PAST RESEARCH PROGRAMS
Forest Hydrology Program
Program Leader: Dr Rob Vertessy, CSIRO
Land and Water
Core Projects
Publications
A complete list of publications and videos from this program
is available here.
Aim
To identify interactions between water, trees and soils
in forest catchments for predicting how forestry activities
will affect water yield and quality, providing resource
agencies and the forestry industry with more effective
strategies and techniques for sustainable catchment management.
Background
The CRC forest hydrology research began in 1992 with a
study of the hydrology of the mountain ash forest catchments
in Victoria that feed Melbourne Water's Maroondah Reservoir.
The research expanded to include forest-water interactions
across a range of catchments. Now concluded, the program
has produced many new insights and techniques that are
helping catchment managers utilise the nations timber
and water resources in a more sustainable way.
The initial research provided catchment managers with
an explanation for the observation that old-growth mountain
ash forests yield up to twice as much annual runoff
as regenerating forests, and are thus reliable sources
of water. This work on forest age/water yield relationships
was extended to a mixed-species forest in a drier catchment
(Yambulla, NSW). Field observations at this site have
revealed similar relationships to those noted in mountain
ash forests.
Within the same project (FO2), researchers developed
guidelines for sustainable agroforestry on farms. These
guidelines are now embodied in a book being published
by RIRDC, entitled 'Agroforestry Design Guidelines'.
In the last year of the initial CRC, the focus of the
research moved from hillslopes and sub-catchments to
larger areas and entire catchments. In one such study
- of the 26 000km2 Murrumbidgee Basin - the
CRC produced 'rule of thumb' prediction techniques for
managers to use over large areas, or areas lacking data
(also see current Predicting Catchment Behaviour Research
Program). This work has involved adapting a simple model
that relates land use to runoff. The model has been
used to predict the effects of reafforestation on runoff
and streamflow across the Basin. This has significant
implications nationally. State and Commonwealth governments
plan to treble the total plantation area in Australia
over the next 20 years, involving the loss of large
areas of grassland. However, as well as controlling
watertables and salinity, reafforestation may create
new problems associated with lower streamflows.
Researchers developed innovative computer models for
predicting changes to catchment water yield from logging,
tree planting, and bushfire. In Project FO5, that carried
over from the across initial CRC, one of these models,
Macaque, was applied to the 600km2 Thomson
River catchment in Victoria. Melbourne Water and DNRE
(Vic.) are trying to determine how timber harvesting
will affect long-term water yield from the catchment.
Macaque provides a sound biophysical basis for a comparative
economic analysis. The CRCs success in developing
such modelling tools provided the foundation for the
new CRC Program - Predicting Catchment Behaviour.
During 1998-99, researchers focused on the technology
transfer aspects of their research.
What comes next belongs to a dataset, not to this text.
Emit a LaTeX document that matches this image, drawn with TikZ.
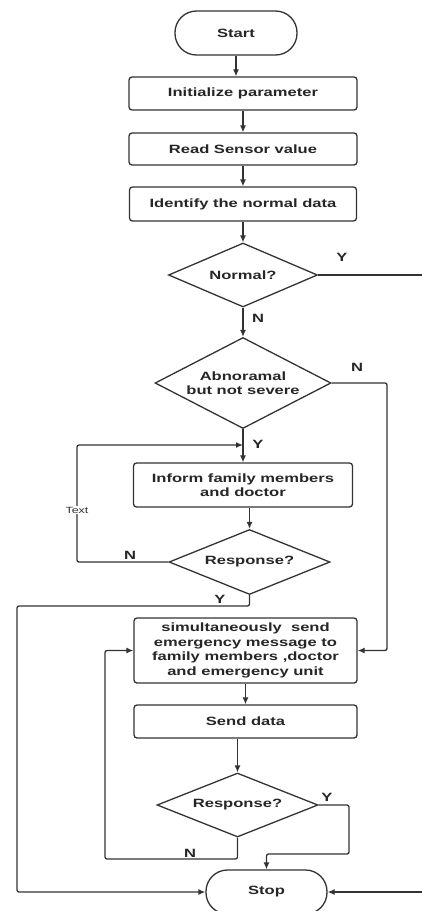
\documentclass[tikz,border=0pt]{standalone}
\usepackage{fontspec}
\setmainfont{Liberation Sans}[FakeStretch=1.38]
\usetikzlibrary{arrows.meta,shapes.geometric}
\definecolor{lncol}{HTML}{333333}
\begin{document}
\begin{tikzpicture}[x=1pt,y=-1pt,
  base/.style={draw=lncol, line width=1.3pt, font=\fontsize{12}{14.5}\selectfont\bfseries, text=black!85},
  proc/.style={base, rectangle, rounded corners=3pt, align=center, inner sep=0pt},
  term/.style={base, rectangle, rounded corners=21.5pt, inner sep=0pt},
  dec/.style={base, diamond, aspect=2, inner sep=0pt, align=center},
  conn/.style={draw=lncol, line width=1.3pt, rounded corners=2pt},
  arr/.style={conn, -{Latex[length=7pt,width=6pt]}},
  lab/.style={font=\fontsize{12}{14.5}\selectfont\bfseries, text=black!85, inner sep=1pt}]
\useasboundingbox (0,0) rectangle (422,911);
\fill[white] (0,0) rectangle (422,911);
\clip (0,0) rectangle (422,911);

% nodes
\node[term, minimum width=122pt, minimum height=44pt] (start) at (236,33) {Start};
\node[proc, minimum width=228pt, minimum height=33pt] (init) at (243,93.5) {Initialize parameter};
\node[proc, minimum width=228pt, minimum height=32pt] (read) at (243,149) {Read Sensor value};
\node[proc, minimum width=227pt, minimum height=34pt] (ident) at (243,204) {Identify the normal data};
\node[dec, minimum width=149pt, minimum height=64pt] (normal) at (243,275) {Normal?};
\node[dec, minimum width=176pt, minimum height=91pt] (abn) at (243,383) {Abnoramal\\[-1pt]but not severe};
\node[proc, minimum width=219pt, minimum height=44pt] (inform) at (243,485) {Inform family members\\and doctor};
\node[dec, minimum width=161pt, minimum height=65pt] (resp1) at (249.5,562) {Response?};
\node[proc, minimum width=223pt, minimum height=65pt] (sim) at (245.5,650.5) {simultaneously\ \ send\\emergency message to\\family members ,doctor\\and emergency unit};
\node[proc, minimum width=223pt, minimum height=33pt] (send) at (245.5,721.5) {Send data};
\node[dec, minimum width=161pt, minimum height=64pt] (resp2) at (237.5,805) {Response?};
\node[term, minimum width=121pt, minimum height=44pt] (stop) at (266.5,892) {Stop};

% helper coordinates
\coordinate (eY) at (430,272);
\coordinate (eS) at (430,892);
\coordinate (c1) at (387,383);
\coordinate (c2) at (77,445);
\coordinate (j1) at (243,445);
\coordinate (c3) at (17,606);
\coordinate (c4) at (349,854);
\coordinate (c5) at (105,859);

% straight flow
\draw[arr] (start.south) -- (start.south |- init.north);
\draw[arr] (init) -- (read);
\draw[arr] (read) -- (ident);
\draw[arr] (ident) -- (normal);
\draw[arr] (normal) -- (abn);
\draw[arr] (abn) -- (inform);
\draw[arr] (inform.south -| resp1.north) -- (resp1.north);
\draw[arr] (sim) -- (send);
\draw[arr] (send.south -| resp2.north) -- (resp2.north);

% branches
\draw[conn] (normal.east) -- (normal.east -| eY);
\draw[arr] (abn.east) -- (c1) |- (sim.east);
\draw[arr] (resp1.west) -| (c2) -- (j1);
\draw[arr] (resp1.south) |- (c3) |- (stop.west);
\draw[arr] (resp2.east) -| (c4) -| (stop.north);
\draw[arr] (resp2.south) |- (c5) |- (sim.west);
\draw[arr] (eS) -- (stop.east);

% labels
\node[fill=white, inner sep=1pt, text=black!80, font=\fontsize{9}{10}\selectfont] (txt) at (77,510) {Text};
\node[lab] (lY1) at (342,257) {Y};
\node[lab] (lN1) at (258,318) {N};
\node[lab] (lN2) at (357,367) {N};
\node[lab] (lY2) at (258,444) {Y};
\node[lab] (lN3) at (130,555) {N};
\node[lab] (lY3) at (220,599) {Y};
\node[lab] (lY4) at (327,797) {Y};
\node[lab] (lN4) at (190,853) {N};
\end{tikzpicture}
\end{document}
For example, the
research on erosion and sedimentation processes in forestry
areas (FO1) led to the development of draft design guidelines
for road drainage that reduce sediment contributions
from forest roads to streams. The EPA and State Forests
of NSW used findings from this research project to revise
conditions applying to the issue of pollution licences
to forest industry operators in 1997.